Rishi Sunak is to give a briefing on Monday and will use the press conference to set out the “robust” plans for getting flights carrying asylum seekers to Rwanda in the air. Deputy Foreign Secretary Andrew Mitchell told ITV’s Good Morning Britain that the Prime Minister will give details of the “operational plan”.

Mr Mitchell said the Government’s illegal migration operations committee is meeting at No 10 on Monday morning. “Then the Prime Minister will be holding a press conference to set out the operational plan, but I can assure you that the operational plans are robust, sensible and should work,” he said.

Mr Sunak said the Safety of Rwanda (Asylum and Immigration) Bill sends a “clear message” that illegal migrants will not be able to stay in the UK. The Prime Minister, addressing the Government’s illegal migration operations committee meeting in Downing Street on Monday morning, said there must be “no more delay”.

Mr Sunak said Rwanda is a “safe country”, adding that his “landmark legislation” comes after “months and months of hard work and planning”. He added: “This bill sends a clear message; if you come here illegally, you won’t be able to stay.”

Deputy Prime Minister Oliver Dowden, Defence Secretary Grant Shapps and Home Secretary James Cleverly were also present at the meeting. Deputy Foreign Secretary Andrew Mitchell said peers’ discussions about judicial arrangements for sending asylum seekers to Rwanda have been “patronising” and at times “border on racism”.

Addressing a House of Lords amendment to the Rwanda Bill which proposes independent monitoring of the country’s safety, separate from its own judiciary, Mr Mitchell told BBC Radio 4’s Today programme: “I’ve listened to what has been said about the independence of the judiciary, the judicial arrangements that have been set up on Rwanda.

“The Rwandan judge, Judge Rugege, is an enormously distinguished and respected international jurist – indeed he is an honorary fellow in law at an Oxford college.

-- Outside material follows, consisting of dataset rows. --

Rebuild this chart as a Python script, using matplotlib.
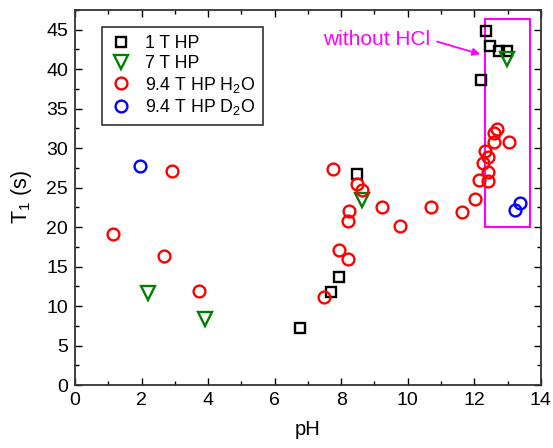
import numpy as np
import matplotlib.pyplot as plt
from matplotlib.patches import Rectangle
from matplotlib.ticker import MultipleLocator

plt.rcParams['font.family'] = ['Liberation Sans', 'DejaVu Sans']
plt.rcParams['mathtext.fontset'] = 'custom'
plt.rcParams['mathtext.rm'] = 'Liberation Sans'

# 1 T HP
ph_1t = [6.77, 7.69, 7.92, 8.47, 12.21, 12.35, 12.48, 12.73, 12.98]
t1_1t = [7.2, 11.8, 13.7, 26.7, 38.6, 44.9, 42.9, 42.3, 42.3]

# 7 T HP
ph_7t = [2.2, 3.91, 8.62, 12.98]
t1_7t = [11.7, 8.3, 23.4, 41.3]

# 9.4 T HP H2O
ph_h2o = [1.15, 2.68, 2.93, 3.74, 7.47, 7.75, 7.92, 8.19, 8.2, 8.22, 8.49, 8.64,
          9.22, 9.77, 10.71, 11.63, 12.03, 12.13, 12.26, 12.33, 12.4, 12.4, 12.4,
          12.58, 12.58, 12.68, 13.03]
t1_h2o = [19.1, 16.4, 27.1, 11.9, 11.1, 27.3, 17.1, 16.0, 20.8, 22.1, 25.4, 24.7,
          22.5, 20.1, 22.6, 21.9, 23.6, 26.0, 28.1, 29.7, 28.9, 27.0, 25.9,
          30.8, 31.9, 32.4, 30.8]

# 9.4 T HP D2O
ph_d2o = [1.95, 13.21, 13.36]
t1_d2o = [27.8, 22.2, 23.1]

fig = plt.figure(figsize=(5.53, 4.48), dpi=100)
ax = fig.add_axes([0.1356, 0.1406, 0.8424, 0.8371])

ax.plot(ph_1t, t1_1t, 's', mfc='none', mec='black', ms=6.5, mew=1.7, label='1 T HP')
ax.plot(ph_7t, t1_7t, 'v', mfc='none', mec='green', ms=10, mew=1.7, label='7 T HP')
ax.plot(ph_h2o, t1_h2o, 'o', mfc='none', mec='red', ms=8.5, mew=1.7, label='9.4 T HP H$_2$O')
ax.plot(ph_d2o, t1_d2o, 'o', mfc='none', mec='blue', ms=8.5, mew=1.7, label='9.4 T HP D$_2$O')

# caja de las muestras sin HCl
ax.add_patch(Rectangle((12.33, 20.0), 1.35, 26.3, fill=False, ec='magenta', lw=1.5))
ax.text(9.07, 43.7, 'without HCl', color='magenta', fontsize=15, ha='center', va='center')
ax.annotate('', xy=(12.18, 41.9), xytext=(10.88, 43.5),
            arrowprops=dict(arrowstyle='-|>', color='magenta', lw=1.3,
                            mutation_scale=11, shrinkA=0, shrinkB=0))

ax.set_xlim(0, 14)
ax.set_ylim(0, 47.5)
ax.xaxis.set_major_locator(MultipleLocator(2))
ax.xaxis.set_minor_locator(MultipleLocator(1))
ax.yaxis.set_major_locator(MultipleLocator(5))
ax.yaxis.set_minor_locator(MultipleLocator(2.5))
ax.tick_params(which='both', direction='in', top=True, right=True, labelsize=14, width=1, pad=5)
ax.tick_params(which='major', length=5)
ax.tick_params(which='minor', length=3)
for s in ax.spines.values():
    s.set_linewidth(1.3)
    s.set_color('#333333')

ax.set_xlabel('pH', fontsize=14.5, labelpad=8)
ax.set_ylabel('T$_1$ (s)', fontsize=15.5, labelpad=9)

leg = ax.legend(loc='upper left', bbox_to_anchor=(0.057, 0.954), fontsize=12.8,
                frameon=True, fancybox=False, edgecolor='black', borderpad=0.45,
                borderaxespad=0, handletextpad=0.7, labelspacing=0.15, handlelength=1.3)
leg.get_frame().set_linewidth(1.2)

fig.savefig('out.png', dpi=100)
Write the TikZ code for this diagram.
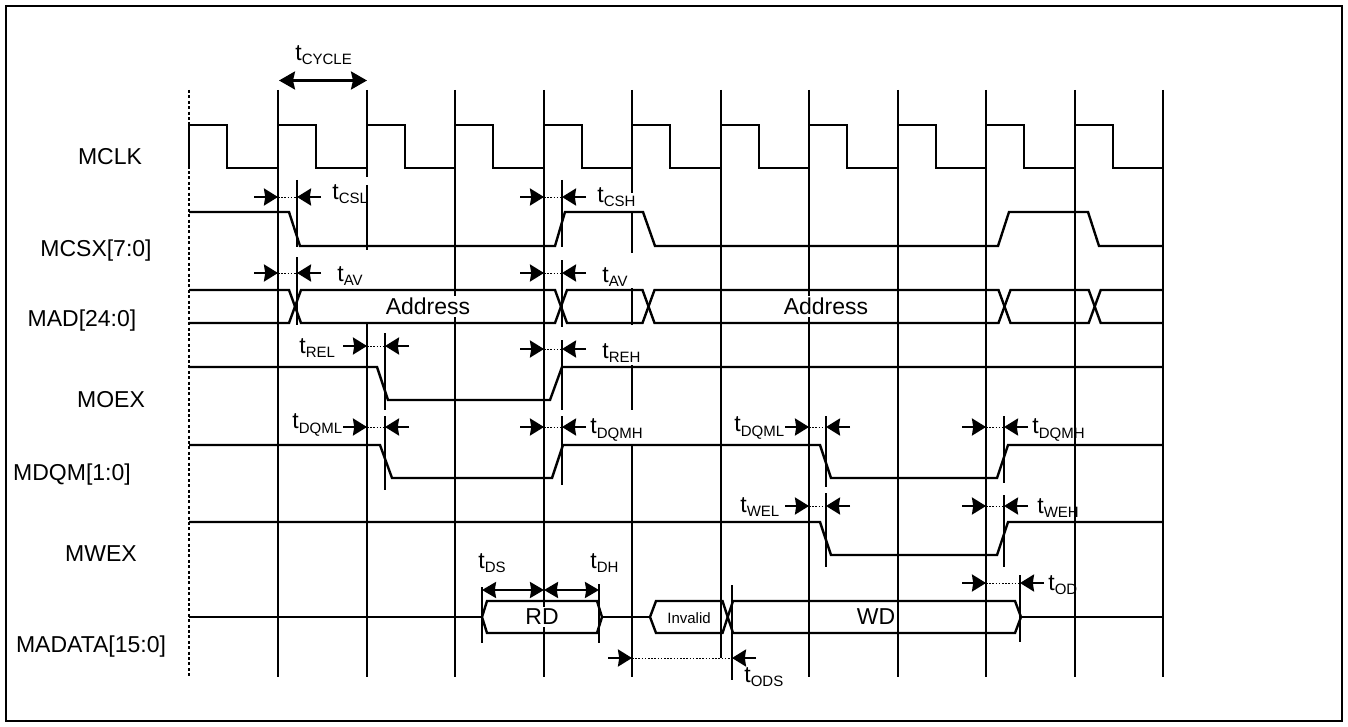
\documentclass[tikz,border=0pt]{standalone}
\usepackage{fontspec}
\setmainfont{Liberation Sans}
\usetikzlibrary{arrows.meta}
\newcommand{\tsb}[1]{t\raisebox{-0.35ex}{\fontsize{7.5pt}{8pt}\selectfont #1}}
\begin{document}
\begin{tikzpicture}[x=0.5pt,y=-0.5pt,
  sig/.style={line width=1.2pt,line join=miter},
  grid/.style={line width=1.2pt},
  mk/.style={line width=1.2pt},
  dotv/.style={line width=1.4pt,dash pattern=on 1.5pt off 1.2pt},
  dots/.style={line width=0.45pt,dash pattern=on 0.8pt off 0.8pt},
  arr/.style={line width=1.2pt,-{Stealth[length=7pt,width=8.5pt,inset=0.6pt]}},
  dbl/.style={line width=1.2pt,{Stealth[length=7pt,width=8pt,inset=0.6pt]}-{Stealth[length=7pt,width=8pt,inset=0.6pt]}},
  dblbig/.style={line width=1.3pt,{Stealth[length=8pt,width=9pt,inset=1pt]}-{Stealth[length=8pt,width=9pt,inset=1pt]}},
  lbl/.style={font=\fontsize{11.5pt}{13pt}\selectfont,inner sep=0pt,anchor=west},
  sname/.style={font=\fontsize{11.5pt}{13pt}\selectfont,inner sep=0pt},
  btext/.style={font=\fontsize{11.5pt}{13pt}\selectfont,inner sep=1pt,fill=white},
  stext/.style={font=\fontsize{7.5pt}{9pt}\selectfont,inner sep=1pt}]
\useasboundingbox (0,0) rectangle (1348,727);
\draw[line width=1.2pt] (6,6) rectangle (1342,721);

% vertical clock lines
\draw[dotv] (189,90) -- (189,677);
\foreach \xx in {278,455,544,809,898,986,1075,1163}
  \draw[grid] (\xx,90) -- (\xx,677);
\draw[grid] (367,90) -- (367,177) (367,185) -- (367,250) (367,323) -- (367,677);
\draw[grid] (632,90) -- (632,193) (632,213) -- (632,253) (632,288) -- (632,325)
            (632,365) -- (632,410) (632,445) -- (632,677);
\draw[grid] (721,90) -- (721,658);

% tCYCLE
\node[lbl] (tcyc) at (295,55) {\tsb{CYCLE}};
\draw[dblbig] (279,80.5) -- (367,80.5);

% MCLK
\node[sname] (nclk) at (110,157) {MCLK};
\draw[sig] (189,168) \foreach \a/\b/\c in {189/227/278,278/316/367,367/405/455,455/493/544,
  544/582/632,632/670/721,721/759/809,809/847/898,898/936/986,986/1024/1075,1075/1113/1163} {
  -- (\a,125) -- (\b,125) -- (\b,168) -- (\c,168) };

% MCSX
\node[sname] (ncs) at (96,251) {MCSX[7:0]};
\draw[sig] (189,212) -- (289,212) -- (300,246) -- (555,246) -- (565,212) -- (643,212)
  -- (655,246) -- (998,246) -- (1009,212) -- (1088,212) -- (1099,246) -- (1163,246);

% MAD
\node[sname] (nad) at (82,321) {MAD[24:0]};
\draw[sig] (189,290) -- (289,290) -- (295,306.5) -- (289,323) -- (189,323);
\draw[sig] (295,306.5) -- (301,290) -- (555,290) -- (561,306.5) -- (555,323) -- (301,323) -- cycle;
\draw[sig] (561,306.5) -- (567,290) -- (642.5,290) -- (648.5,306.5) -- (642.5,323) -- (567,323) -- cycle;
\draw[sig] (648.5,306.5) -- (654.5,290) -- (998.5,290) -- (1004.5,306.5) -- (998.5,323) -- (654.5,323) -- cycle;
\draw[sig] (1004.5,306.5) -- (1010.5,290) -- (1088.7,290) -- (1094.7,306.5) -- (1088.7,323) -- (1010.5,323) -- cycle;
\draw[sig] (1163,290) -- (1100.7,290) -- (1094.7,306.5) -- (1100.7,323) -- (1163,323);
\node[btext] (addr1) at (428,306.5) {Address};
\node[btext] (addr2) at (826,306.5) {Address};

% MOEX
\node[sname] (noe) at (111,400) {MOEX};
\draw[sig] (189,367) -- (377,367) -- (388,400) -- (550,400) -- (562,367) -- (1163,367);

% MDQM
\node[sname] (ndq) at (72,475) {MDQM[1:0]};
\draw[sig] (189,445) -- (380,445) -- (392,478) -- (552,478) -- (563,445) -- (820,445)
  -- (831,478) -- (997,478) -- (1008,445) -- (1163,445);

% MWEX
\node[sname] (nwe) at (101,554) {MWEX};
\draw[sig] (189,522) -- (820,522) -- (831,555) -- (997,555) -- (1008,522) -- (1163,522);

% MADATA
\node[sname] (ndata) at (91,647) {MADATA[15:0]};
\draw[sig] (189,617) -- (482,617);
\draw[sig] (482,617) -- (487,601) -- (597,601) -- (602,617) -- (597,633) -- (487,633) -- cycle;
\draw[sig] (602,617) -- (650,617);
\draw[sig] (650,617) -- (656,601) -- (722.5,601) -- (727.7,617) -- (722.5,633) -- (656,633) -- cycle;
\draw[sig] (727.7,617) -- (733,601) -- (1015,601) -- (1021,617) -- (1015,633) -- (733,633) -- cycle;
\draw[sig] (1021,617) -- (1163,617);
\node[btext] (rd) at (542,617) {RD};
\node[stext] (inv) at (689,618) {Invalid};
\node[btext] (wd) at (876,617) {WD};

% marker lines
\draw[mk] (297,180) -- (297,247);
\draw[mk] (297,257) -- (297,325);
\draw[mk] (385,333) -- (385,410);
\draw[mk] (385,416) -- (385,490);
\draw[mk] (562,180) -- (562,247);
\draw[mk] (562,260) -- (562,327);
\draw[mk] (562,340) -- (562,410);
\draw[mk] (562,416) -- (562,485);
\draw[mk] (826,416) -- (826,487);
\draw[mk] (826,493) -- (826,567);
\draw[mk] (1004,416) -- (1004,483);
\draw[mk] (1004,495) -- (1004,567);
\draw[mk] (1020,575) -- (1020,642);
\draw[mk] (732,585) -- (732,680);
\draw[mk] (482,587) -- (482,643);
\draw[mk] (599,584) -- (599,643);

% timing arrows
\newcommand{\tpair}[3]{% y, left line, right line
  \draw[arr] ({#2-24},#1) -- (#2,#1);
  \draw[arr] ({#3+24},#1) -- (#3,#1);
  \draw[dots] (#2,#1) -- (#3,#1);}
\tpair{197}{278}{297}
\tpair{273}{278}{297}
\tpair{346}{367}{385}
\tpair{427}{367}{385}
\tpair{197}{544}{562}
\tpair{273}{544}{562}
\tpair{349}{544}{562}
\tpair{427}{544}{562}
\tpair{427}{809}{826}
\tpair{506}{809}{826}
\tpair{427}{986}{1004}
\tpair{506}{986}{1004}
\tpair{583}{986}{1020}
\tpair{658}{632}{732}
\draw[dbl] (482,590) -- (544,590);
\draw[dbl] (544,590) -- (599,590);

% timing labels
\node[lbl] (lcsl) at (332,194) {\tsb{CSL}};
\node[lbl] (lcsh) at (597,197) {\tsb{CSH}};
\node[lbl] (lav1) at (337,276) {\tsb{AV}};
\node[lbl] (lav2) at (602,277) {\tsb{AV}};
\node[lbl] (lrel) at (299,348) {\tsb{REL}};
\node[lbl] (lreh) at (602,353) {\tsb{REH}};
\node[lbl] (ldqml1) at (292,425) {\tsb{DQML}};
\node[lbl] (ldqmh1) at (590,430) {\tsb{DQMH}};
\node[lbl] (ldqml2) at (734,428) {\tsb{DQML}};
\node[lbl] (ldqmh2) at (1032,430) {\tsb{DQMH}};
\node[lbl] (lwel) at (740,507) {\tsb{WEL}};
\node[lbl] (lweh) at (1037,508) {\tsb{WEH}};
\node[lbl] (lds) at (478,563) {\tsb{DS}};
\node[lbl] (ldh) at (590,563) {\tsb{DH}};
\node[lbl] (lod) at (1048,585) {\tsb{OD}};
\node[lbl] (lods) at (744,677) {\tsb{ODS}};
\end{tikzpicture}
\end{document}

“Some of the discussions which have gone on in the Lords about the judicial arrangements, legal arrangements within Rwanda, have been patronising and, in my view, border on racism, so we don’t think it’s necessary to have that amendment either and that the necessary structures are in place to ensure that the scheme works properly and fairly.”

Mr Mitchell added that the legislation is “being obstructed” by Labour peers who refuse to “accept the will of the elected House of Commons”.